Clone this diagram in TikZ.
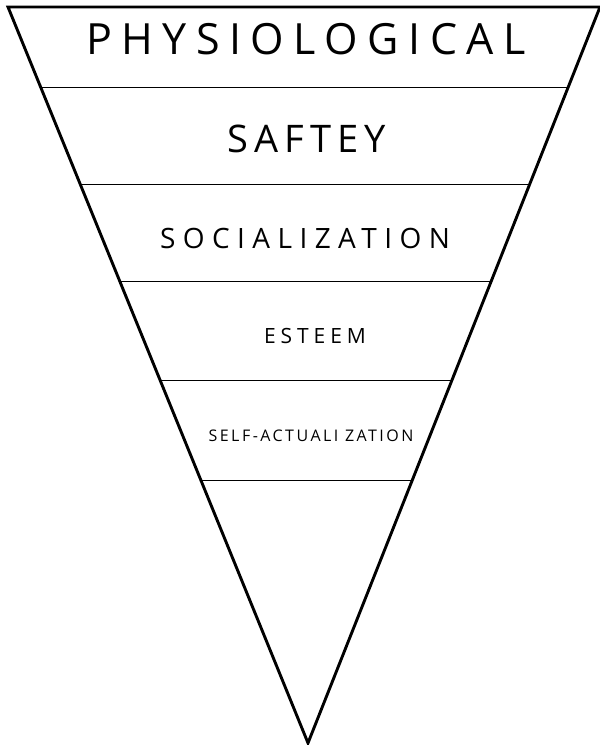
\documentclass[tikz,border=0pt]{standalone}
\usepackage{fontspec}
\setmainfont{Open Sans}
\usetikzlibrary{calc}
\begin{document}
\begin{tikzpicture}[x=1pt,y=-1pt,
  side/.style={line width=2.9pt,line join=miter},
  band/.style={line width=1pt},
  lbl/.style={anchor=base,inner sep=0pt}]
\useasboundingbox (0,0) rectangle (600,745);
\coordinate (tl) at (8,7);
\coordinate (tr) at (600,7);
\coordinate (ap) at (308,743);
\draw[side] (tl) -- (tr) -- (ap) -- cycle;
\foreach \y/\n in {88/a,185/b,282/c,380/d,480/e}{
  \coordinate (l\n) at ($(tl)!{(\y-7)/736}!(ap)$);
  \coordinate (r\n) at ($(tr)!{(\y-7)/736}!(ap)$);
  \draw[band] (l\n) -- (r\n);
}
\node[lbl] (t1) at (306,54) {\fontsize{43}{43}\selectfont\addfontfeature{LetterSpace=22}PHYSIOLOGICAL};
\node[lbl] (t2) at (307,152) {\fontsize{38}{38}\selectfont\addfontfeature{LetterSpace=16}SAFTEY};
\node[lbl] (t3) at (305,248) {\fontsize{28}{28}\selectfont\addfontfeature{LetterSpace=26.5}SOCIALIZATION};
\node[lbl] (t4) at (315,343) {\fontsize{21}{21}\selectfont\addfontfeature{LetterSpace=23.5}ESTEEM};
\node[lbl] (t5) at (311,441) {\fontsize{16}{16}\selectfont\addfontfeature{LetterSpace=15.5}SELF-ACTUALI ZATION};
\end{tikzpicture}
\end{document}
------------------------
- [What is being asked]
Return each line of the data, keeping its wording exact and omitting pictures.

- [Task result]
Clone this diagram in TikZ.
\documentclass[tikz,border=0pt]{standalone}
\usepackage{fontspec}
\setmainfont{Open Sans}
\usetikzlibrary{calc}
\begin{document}
\begin{tikzpicture}[x=1pt,y=-1pt,
  side/.style={line width=2.9pt,line join=miter},
  band/.style={line width=1pt},
  lbl/.style={anchor=base,inner sep=0pt}]
\useasboundingbox (0,0) rectangle (600,745);
\coordinate (tl) at (8,7);
\coordinate (tr) at (600,7);
\coordinate (ap) at (308,743);
\draw[side] (tl) -- (tr) -- (ap) -- cycle;
\foreach \y/\n in {88/a,185/b,282/c,380/d,480/e}{
  \coordinate (l\n) at ($(tl)!{(\y-7)/736}!(ap)$);
  \coordinate (r\n) at ($(tr)!{(\y-7)/736}!(ap)$);
  \draw[band] (l\n) -- (r\n);
}
\node[lbl] (t1) at (306,54) {\fontsize{43}{43}\selectfont\addfontfeature{LetterSpace=22}PHYSIOLOGICAL};
\node[lbl] (t2) at (307,152) {\fontsize{38}{38}\selectfont\addfontfeature{LetterSpace=16}SAFTEY};
\node[lbl] (t3) at (305,248) {\fontsize{28}{28}\selectfont\addfontfeature{LetterSpace=26.5}SOCIALIZATION};
\node[lbl] (t4) at (315,343) {\fontsize{21}{21}\selectfont\addfontfeature{LetterSpace=23.5}ESTEEM};
\node[lbl] (t5) at (311,441) {\fontsize{16}{16}\selectfont\addfontfeature{LetterSpace=15.5}SELF-ACTUALI ZATION};
\end{tikzpicture}
\end{document}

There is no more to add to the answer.